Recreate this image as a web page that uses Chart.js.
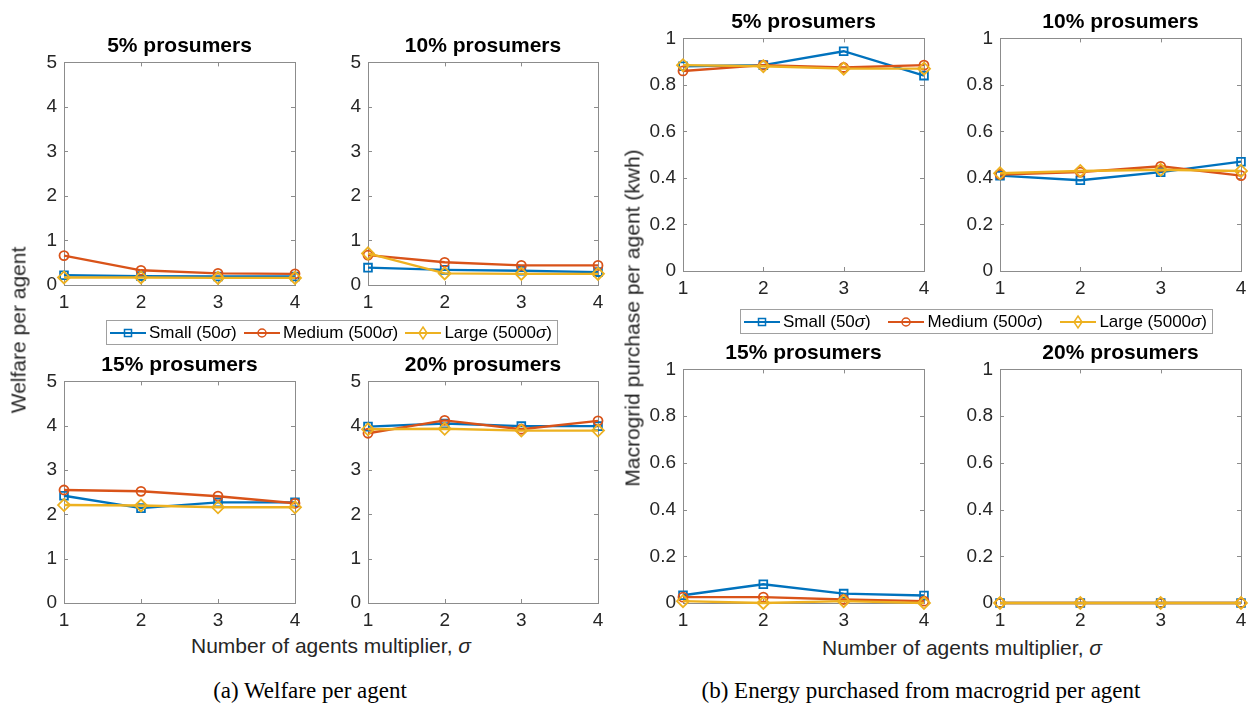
<!DOCTYPE html>
<html>
<head>
<meta charset="utf-8">
<script src="https://cdn.jsdelivr.net/npm/chart.js@4.4.1/dist/chart.umd.min.js"></script>
<style>
  body { margin:0; background:#fff; width:1251px; height:704px; position:relative; overflow:hidden;
         font-family:"Liberation Sans", Arial, sans-serif; color:#262626; }
  .plot { position:absolute; }
  .ttl { position:absolute; font-weight:bold; font-size:21px; color:#000; white-space:nowrap;
         line-height:1; transform:translate(-50%,-50%); }
  .xl  { position:absolute; font-size:21px; white-space:nowrap; line-height:1; transform:translate(-50%,-50%); }
  .yl  { position:absolute; font-size:21px; white-space:nowrap; line-height:1; transform:translate(-50%,-50%) rotate(-90deg); }
  .cap { position:absolute; font-family:"Liberation Serif","Times New Roman",serif; font-size:23px; color:#000;
         white-space:nowrap; line-height:1; transform:translate(-50%,-50%); }
  .leg { position:absolute; border:1px solid #a0a0a0; background:#fff; display:flex; align-items:center;
         justify-content:space-between; padding:0 5px 0 3px; box-sizing:border-box; font-size:17px; color:#000; }
  .leg .it { display:flex; align-items:center; white-space:nowrap; }
  .leg svg { margin-right:3px; }
</style>
</head>
<body>
<script>
// x values and labels
var multipliers = [1, 2, 3, 4];
var prosumerShares = ['5% prosumers', '10% prosumers', '15% prosumers', '20% prosumers'];
var seriesNames = ['Small (50', 'Medium (500', 'Large (5000'];
var welfareTicks = [0, 1, 2, 3, 4, 5];
var energyTicks = [0, 0.2, 0.4, 0.6, 0.8, 1];

// (a) welfare per agent, one row per prosumer share
var welfareSmall = [
  [0.22, 0.20, 0.19, 0.19],
  [0.39, 0.34, 0.32, 0.29],
  [2.42, 2.14, 2.27, 2.27],
  [3.98, 4.05, 3.99, 3.99]
];
var welfareMedium = [
  [0.66, 0.33, 0.26, 0.25],
  [0.67, 0.51, 0.44, 0.44],
  [2.55, 2.52, 2.41, 2.25],
  [3.83, 4.12, 3.92, 4.11]
];
var welfareLarge = [
  [0.17, 0.17, 0.16, 0.16],
  [0.71, 0.26, 0.25, 0.25],
  [2.21, 2.20, 2.16, 2.16],
  [3.92, 3.93, 3.89, 3.89]
];

// (b) macrogrid purchase per agent (kwh)
var energySmall = [
  [0.88, 0.885, 0.945, 0.84],
  [0.41, 0.39, 0.425, 0.47],
  [0.033, 0.08, 0.04, 0.032],
  [0, 0, 0, 0]
];
var energyMedium = [
  [0.86, 0.885, 0.875, 0.885],
  [0.415, 0.425, 0.45, 0.41],
  [0.025, 0.025, 0.015, 0.008],
  [0, 0, 0, 0]
];
var energyLarge = [
  [0.885, 0.88, 0.87, 0.87],
  [0.42, 0.43, 0.435, 0.43],
  [0.008, 0, 0.008, 0],
  [0, 0, 0, 0]
];

var colors = ['#0072BD', '#D95319', '#EDB120'];
var markers = ['rect', 'circle', 'rectRot'];
var markerSize = [5.5, 4.5, 6];

// plot rectangles in page pixels [left, top, right, bottom]
var rectsA = [[64, 56, 295, 285], [368, 56, 598, 285], [64, 375, 295, 603], [368, 375, 598, 603]];
var rectsB = [[683, 32, 924, 271], [1000, 32, 1241, 271], [683, 363, 924, 603], [1000, 363, 1241, 603]];

var Y_W = 60, X_H = 30, PAD_T = 12, PAD_R = 14;

// matlab like box with inward ticks
var boxPlugin = {
  id: 'matlabBox',
  beforeDatasetsDraw: function(chart) {
    var ctx = chart.ctx, a = chart.chartArea, x = chart.scales.x, y = chart.scales.y;
    ctx.save();
    ctx.strokeStyle = '#8c8c8c';
    ctx.lineWidth = 1;
    ctx.strokeRect(Math.round(a.left) + 0.5, Math.round(a.top) + 0.5, Math.round(a.right - a.left), Math.round(a.bottom - a.top));
    ctx.beginPath();
    x.ticks.forEach(function(t) {
      var px = Math.round(x.getPixelForValue(t.value)) + 0.5;
      ctx.moveTo(px, a.bottom); ctx.lineTo(px, a.bottom - 4);
      ctx.moveTo(px, a.top); ctx.lineTo(px, a.top + 4);
    });
    y.ticks.forEach(function(t) {
      var py = Math.round(y.getPixelForValue(t.value)) + 0.5;
      ctx.moveTo(a.left, py); ctx.lineTo(a.left + 4, py);
      ctx.moveTo(a.right, py); ctx.lineTo(a.right - 4, py);
    });
    ctx.stroke();
    ctx.restore();
  }
};

function addDiv(cls, html, x, y) {
  var d = document.createElement('div');
  d.className = cls;
  d.innerHTML = html;
  d.style.left = x + 'px';
  d.style.top = y + 'px';
  document.body.appendChild(d);
  return d;
}

function makePlot(r, rows, idx, ymax, ticks) {
  var w = (r[2] - r[0]) + Y_W + PAD_R;
  var h = (r[3] - r[1]) + PAD_T + X_H;
  var cv = document.createElement('canvas');
  cv.className = 'plot';
  cv.width = w; cv.height = h;
  cv.style.left = (r[0] - Y_W) + 'px';
  cv.style.top = (r[1] - PAD_T) + 'px';
  document.body.appendChild(cv);

  var datasets = rows.map(function(rowSet, s) {
    return {
      label: seriesNames[s],
      data: multipliers.map(function(m, i) { return { x: m, y: rowSet[idx][i] }; }),
      borderColor: colors[s],
      borderWidth: 2.4,
      pointStyle: markers[s],
      pointRadius: markerSize[s],
      pointBorderWidth: 1.8,
      pointBorderColor: colors[s],
      pointBackgroundColor: 'rgba(0,0,0,0)',
      tension: 0,
      clip: false,
      order: 2 - s
    };
  });

  new Chart(cv, {
    type: 'line',
    data: { datasets: datasets },
    options: {
      responsive: false,
      animation: false,
      devicePixelRatio: 1,
      layout: { padding: { top: PAD_T, right: PAD_R, left: 0, bottom: 0 }, autoPadding: false },
      plugins: { legend: { display: false }, tooltip: { enabled: false } },
      scales: {
        x: {
          type: 'linear', min: 1, max: 4,
          grid: { display: false, drawTicks: false }, border: { display: false },
          afterBuildTicks: function(sc) { sc.ticks = multipliers.map(function(v) { return { value: v }; }); },
          afterFit: function(sc) { sc.height = X_H; },
          ticks: { padding: 6, color: '#262626', font: { family: 'Liberation Sans', size: 19 },
                   maxRotation: 0, callback: function(v) { return String(v); } }
        },
        y: {
          type: 'linear', min: 0, max: ymax,
          grid: { display: false, drawTicks: false }, border: { display: false },
          afterBuildTicks: function(sc) { sc.ticks = ticks.map(function(v) { return { value: v }; }); },
          afterFit: function(sc) { sc.width = Y_W; },
          ticks: { padding: 7, color: '#262626', font: { family: 'Liberation Sans', size: 19 },
                   callback: function(v) { return String(v); } }
        }
      }
    },
    plugins: [boxPlugin]
  });

  addDiv('ttl', prosumerShares[idx], (r[0] + r[2]) / 2, r[1] - 12);
}

function legendSvg(s) {
  var c = colors[s], m;
  if (s === 0) m = '<rect x="14.5" y="5.5" width="7" height="7" fill="none" stroke="' + c + '" stroke-width="1.5"/>';
  else if (s === 1) m = '<circle cx="18" cy="9" r="4" fill="none" stroke="' + c + '" stroke-width="1.5"/>';
  else m = '<path d="M18 3 L22 9 L18 15 L14 9 Z" fill="none" stroke="' + c + '" stroke-width="1.5"/>';
  return '<svg width="36" height="18"><line x1="0" y1="9" x2="36" y2="9" stroke="' + c + '" stroke-width="2.2"/>' + m + '</svg>';
}

function makeLegend(left, top, width, height) {
  var html = seriesNames.map(function(n, s) {
    return '<span class="it">' + legendSvg(s) + n + '<i>σ</i>)</span>';
  }).join('');
  var d = addDiv('leg', html, left, top);
  d.style.width = width + 'px';
  d.style.height = height + 'px';
}

for (var i = 0; i < 4; i++) {
  makePlot(rectsA[i], [welfareSmall, welfareMedium, welfareLarge], i, 5, welfareTicks);
  makePlot(rectsB[i], [energySmall, energyMedium, energyLarge], i, 1, energyTicks);
}

makeLegend(106, 320, 452, 25);
makeLegend(740, 309, 473, 25);

addDiv('xl', 'Number of agents multiplier, <i>σ</i>', 331, 645);
addDiv('xl', 'Number of agents multiplier, <i>σ</i>', 962, 647);
addDiv('yl', 'Welfare per agent', 18, 330);
addDiv('yl', 'Macrogrid purchase per agent (kwh)', 632, 318);
addDiv('cap', '(a) Welfare per agent', 310, 690);
addDiv('cap', '(b) Energy purchased from macrogrid per agent', 921, 690);
</script>
</body>
</html>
■ ■ ■
> _Task_
Everything from the top line of the data down to and including the line with "var energyTicks = [0, 0.2, 0.4, 0.6, 0.8, 1];" is to be copied, except the pictures.

> _Result of the exercise_
Recreate this image as a web page that uses Chart.js.
<!DOCTYPE html>
<html>
<head>
<meta charset="utf-8">
<script src="https://cdn.jsdelivr.net/npm/chart.js@4.4.1/dist/chart.umd.min.js"></script>
<style>
  body { margin:0; background:#fff; width:1251px; height:704px; position:relative; overflow:hidden;
         font-family:"Liberation Sans", Arial, sans-serif; color:#262626; }
  .plot { position:absolute; }
  .ttl { position:absolute; font-weight:bold; font-size:21px; color:#000; white-space:nowrap;
         line-height:1; transform:translate(-50%,-50%); }
  .xl  { position:absolute; font-size:21px; white-space:nowrap; line-height:1; transform:translate(-50%,-50%); }
  .yl  { position:absolute; font-size:21px; white-space:nowrap; line-height:1; transform:translate(-50%,-50%) rotate(-90deg); }
  .cap { position:absolute; font-family:"Liberation Serif","Times New Roman",serif; font-size:23px; color:#000;
         white-space:nowrap; line-height:1; transform:translate(-50%,-50%); }
  .leg { position:absolute; border:1px solid #a0a0a0; background:#fff; display:flex; align-items:center;
         justify-content:space-between; padding:0 5px 0 3px; box-sizing:border-box; font-size:17px; color:#000; }
  .leg .it { display:flex; align-items:center; white-space:nowrap; }
  .leg svg { margin-right:3px; }
</style>
</head>
<body>
<script>
// x values and labels
var multipliers = [1, 2, 3, 4];
var prosumerShares = ['5% prosumers', '10% prosumers', '15% prosumers', '20% prosumers'];
var seriesNames = ['Small (50', 'Medium (500', 'Large (5000'];
var welfareTicks = [0, 1, 2, 3, 4, 5];
var energyTicks = [0, 0.2, 0.4, 0.6, 0.8, 1];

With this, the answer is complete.